Если сдача Москвы погрузила армию в уныние и тоску то ее пожар привел армию в чувство. Константин Бенкендорф годы спустя рассказывал поэту Федору Тютчеву: на первом ночлеге его отряд увидел поднявшееся в нескольких местах зарево над Москвой. «Солдаты сами выстроились оборотясь к Москве, прокричали «Ура!», и с этой минуты снова сделались бодры и охотны к службе».

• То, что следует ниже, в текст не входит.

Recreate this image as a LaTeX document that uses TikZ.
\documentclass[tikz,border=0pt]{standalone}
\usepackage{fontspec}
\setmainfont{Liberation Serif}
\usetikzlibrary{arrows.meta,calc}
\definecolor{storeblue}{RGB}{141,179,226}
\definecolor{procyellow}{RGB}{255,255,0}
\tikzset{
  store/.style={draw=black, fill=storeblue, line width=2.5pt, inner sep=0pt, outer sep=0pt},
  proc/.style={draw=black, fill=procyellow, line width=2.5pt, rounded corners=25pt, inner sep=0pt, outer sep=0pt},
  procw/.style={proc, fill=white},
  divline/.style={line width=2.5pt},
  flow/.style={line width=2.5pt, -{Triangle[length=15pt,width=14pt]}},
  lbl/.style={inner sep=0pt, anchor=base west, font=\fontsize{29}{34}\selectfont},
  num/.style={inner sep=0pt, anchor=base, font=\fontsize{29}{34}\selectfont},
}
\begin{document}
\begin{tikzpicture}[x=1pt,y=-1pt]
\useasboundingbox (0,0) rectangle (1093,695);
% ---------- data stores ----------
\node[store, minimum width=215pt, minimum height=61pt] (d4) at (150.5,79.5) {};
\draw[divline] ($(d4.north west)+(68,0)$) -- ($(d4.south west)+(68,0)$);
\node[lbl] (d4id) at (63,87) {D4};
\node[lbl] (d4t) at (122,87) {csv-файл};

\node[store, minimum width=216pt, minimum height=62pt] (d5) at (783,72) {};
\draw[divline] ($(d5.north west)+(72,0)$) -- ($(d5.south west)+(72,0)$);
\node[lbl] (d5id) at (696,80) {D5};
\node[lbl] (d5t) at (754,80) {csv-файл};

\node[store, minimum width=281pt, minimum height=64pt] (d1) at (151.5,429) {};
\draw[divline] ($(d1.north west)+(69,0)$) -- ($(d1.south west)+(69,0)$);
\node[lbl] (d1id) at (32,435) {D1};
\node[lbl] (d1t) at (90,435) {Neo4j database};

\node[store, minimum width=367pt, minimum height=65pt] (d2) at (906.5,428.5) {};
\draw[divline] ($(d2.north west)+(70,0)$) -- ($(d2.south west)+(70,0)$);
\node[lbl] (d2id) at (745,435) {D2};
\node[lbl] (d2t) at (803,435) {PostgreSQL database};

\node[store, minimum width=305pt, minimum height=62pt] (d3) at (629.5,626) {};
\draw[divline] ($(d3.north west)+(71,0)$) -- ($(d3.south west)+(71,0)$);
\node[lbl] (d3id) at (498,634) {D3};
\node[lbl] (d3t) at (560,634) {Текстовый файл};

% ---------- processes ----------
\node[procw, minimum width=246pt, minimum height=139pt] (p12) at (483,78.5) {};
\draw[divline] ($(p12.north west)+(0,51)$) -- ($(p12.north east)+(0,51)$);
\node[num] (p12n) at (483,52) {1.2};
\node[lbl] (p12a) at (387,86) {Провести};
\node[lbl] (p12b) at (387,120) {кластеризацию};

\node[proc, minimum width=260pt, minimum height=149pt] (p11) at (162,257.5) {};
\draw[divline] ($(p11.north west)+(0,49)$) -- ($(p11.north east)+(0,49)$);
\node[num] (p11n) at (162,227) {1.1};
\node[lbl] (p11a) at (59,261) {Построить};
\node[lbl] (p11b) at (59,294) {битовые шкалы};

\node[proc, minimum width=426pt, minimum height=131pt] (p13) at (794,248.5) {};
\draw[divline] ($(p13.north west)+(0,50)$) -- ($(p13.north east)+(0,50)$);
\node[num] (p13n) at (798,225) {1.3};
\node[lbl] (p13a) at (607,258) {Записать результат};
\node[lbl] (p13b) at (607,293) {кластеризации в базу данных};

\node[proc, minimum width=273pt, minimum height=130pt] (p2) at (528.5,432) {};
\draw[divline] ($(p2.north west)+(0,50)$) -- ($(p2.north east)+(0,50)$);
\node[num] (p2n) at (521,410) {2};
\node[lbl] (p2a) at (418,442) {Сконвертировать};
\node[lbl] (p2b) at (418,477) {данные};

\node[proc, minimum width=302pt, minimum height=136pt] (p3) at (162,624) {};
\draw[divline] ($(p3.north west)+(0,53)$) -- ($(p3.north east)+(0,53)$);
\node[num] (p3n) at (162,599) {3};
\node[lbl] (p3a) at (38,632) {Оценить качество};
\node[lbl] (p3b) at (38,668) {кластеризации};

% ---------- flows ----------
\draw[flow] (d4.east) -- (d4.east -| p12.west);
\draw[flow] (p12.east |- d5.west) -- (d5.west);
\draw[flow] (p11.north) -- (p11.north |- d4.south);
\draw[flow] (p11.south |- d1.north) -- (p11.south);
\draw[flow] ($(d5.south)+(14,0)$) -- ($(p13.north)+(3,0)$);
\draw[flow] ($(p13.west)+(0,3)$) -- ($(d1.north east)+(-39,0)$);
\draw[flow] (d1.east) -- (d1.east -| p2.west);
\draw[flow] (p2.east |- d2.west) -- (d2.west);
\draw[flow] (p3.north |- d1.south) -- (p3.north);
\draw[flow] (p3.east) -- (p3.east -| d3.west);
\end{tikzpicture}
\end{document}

Сдача и пожар Москвы вдруг все расставили на свои места, и наступившая определенность странным образом успокоила людей. Английский уполномоченный при русской армии генерал Томас Вильсон писал императору Александру 13 сентября: «Теперь нет ни одного офицера и солдата, которые не радовались бы тому, что он занял Москву, будучи уверены, что пожертвование этим городом должно произвести избавление вселенной от тиранской власти». В этом же письме Вильсон предсказывал: «Через несколько дней неприятель вынужден будет оставить Москву».

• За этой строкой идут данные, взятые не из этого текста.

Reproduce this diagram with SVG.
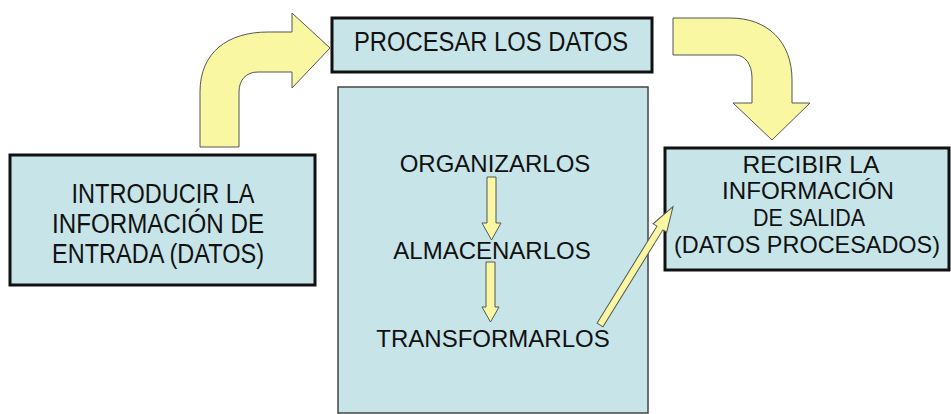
<svg xmlns="http://www.w3.org/2000/svg" width="951" height="414" viewBox="0 0 951 414">
  <style>
    .box { fill: #c7e5e9; stroke: #111; stroke-width: 3; }
    .bigbox { fill: #c7e5e9; stroke: #444; stroke-width: 1.5; }
    .arrow { fill: #f9f7a2; stroke: #555; stroke-width: 1; stroke-linejoin: miter; }
    text { font-family: "Liberation Sans", Arial, sans-serif; font-size: 24px; fill: #111; text-anchor: middle; }
    .big { font-size: 27px; }
  </style>
  <rect width="951" height="414" fill="#ffffff"/>

  <g id="node-entrada">
    <rect class="box" x="10" y="155" width="305" height="130"/>
    <text class="big" x="163" y="203" textLength="183" lengthAdjust="spacingAndGlyphs">INTRODUCIR LA</text>
    <text class="big" x="158" y="233" textLength="212" lengthAdjust="spacingAndGlyphs">INFORMACIÓN DE</text>
    <text class="big" x="158" y="263" textLength="212" lengthAdjust="spacingAndGlyphs">ENTRADA (DATOS)</text>
  </g>

  <g id="node-procesar">
    <rect class="box" x="332" y="18" width="320" height="54"/>
    <text class="big" x="491" y="51" textLength="274" lengthAdjust="spacingAndGlyphs">PROCESAR LOS DATOS</text>
  </g>

  <g id="node-proceso">
    <rect class="bigbox" x="338" y="87" width="310" height="326"/>
  </g>
  <g id="node-organizar">
    <text x="495" y="172">ORGANIZARLOS</text>
  </g>
  <g id="node-almacenar">
    <text x="492" y="259">ALMACENARLOS</text>
  </g>
  <g id="node-transformar">
    <text x="493" y="347">TRANSFORMARLOS</text>
  </g>

  <g id="node-salida">
    <rect class="box" x="665" y="148" width="284" height="122"/>
    <text x="811" y="173" textLength="137" lengthAdjust="spacingAndGlyphs">RECIBIR LA</text>
    <text x="808" y="199" textLength="172" lengthAdjust="spacingAndGlyphs">INFORMACIÓN</text>
    <text x="809" y="226" textLength="112" lengthAdjust="spacingAndGlyphs">DE SALIDA</text>
    <text x="807" y="253" textLength="266" lengthAdjust="spacingAndGlyphs">(DATOS PROCESADOS)</text>
  </g>

  <g id="connectors">
    <path class="arrow" d="M200,147 L200,92 C200,52 228,32 268,32 L292,32 L292,13 L330,48 L292,88 L292,72 L258,72 C246,72 239,80 239,92 L239,147 Z"/>
    <path class="arrow" d="M673,18 L730,18 C768,18 792,42 792,80 L792,103 L810,103 L772,140 L733,103 L752,103 L752,78 C752,64 745,55 735,55 L673,55 Z"/>
    <path class="arrow" d="M487,177 L496,177 L496,223 L501,223 L491.5,240 L482,223 L487,223 Z"/>
    <path class="arrow" d="M486,262 L495,262 L495,307 L499,307 L490.5,322 L482,307 L486,307 Z"/>
    <path class="arrow" transform="translate(600,325) rotate(-58.3)" d="M0,-3.5 L114,-3.5 L114,-8 L139,0 L114,8 L114,3.5 L0,3.5 Z"/>
  </g>
</svg>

Поручик Александр Чичерин, который еще совсем недавно шел по Москве как во сне, 14 сентября записал в дневнике: «Я только что дочитал интересные «Путешествия Гулливера». Нечего говорить о том, какое удовольствие я испытал», а 18 сентября семеновцы устроили «праздник султана» – слегка театрализованную попойку.
Денис Давыдов даже спустя много лет писал: «Я и тогда полагал полезным истребление Москвы. (…) Слова «Москва взята» заключали в себе какую-то необоримую мысль, что Россия завоевана, и это могло во многих охладить рвение к защите того, что тогда только надлежало начинать защищать. Но слова «Москвы нет» пересекли разом все связи с нею корыстолюбия и заблуждение зреть в ней Россию. Вообще все хулители сего превосходства мероприятия ценят одну гибель капиталов московских жителей, а не поэзию подвига, от которого нравственная сила побежденных вознеслась до героизма победительного народа». Насчет капиталов Давыдов знал о чем говорил: именно его имением было Бородино и окрестности, разоренные великой битвой на много лет вперед.
«Поэзию подвига» в московском пожаре видели недолго. Москвичка Мария Волкова выехавшая в Тамбов, 17 сентября 1812 года писала подруге Варваре Ланской: «Меня тревожит участь прислуги, оставшейся в доме нашем в Москве, дабы сберечь хотя что-нибудь из вещей, которых там тысяч на тридцать. Никто из нас не заботится о денежных потерях, как бы велики они ни были». Ее же письмо от 15 октября: «Что ни говори, а быть русским или испанцем есть великое счастье: хотя бы мне пришлось остаться в одной рубашке, я бы ничем иным быть не желала вопреки всему». От 11 ноября: «Я не сержусь на Ростопчина, хотя знаю, что многие недовольны им. По-моему, Россия должна быть благодарна ему. Мы лишились мебели, вещей, зато сохранили некоторого рода внутреннее спокойствие. (…) Я чувствую к нему величайшую благодарность и вижу Божие милосердие в том, что во главе Москвы в тяжелые минуты находился Ростопчин».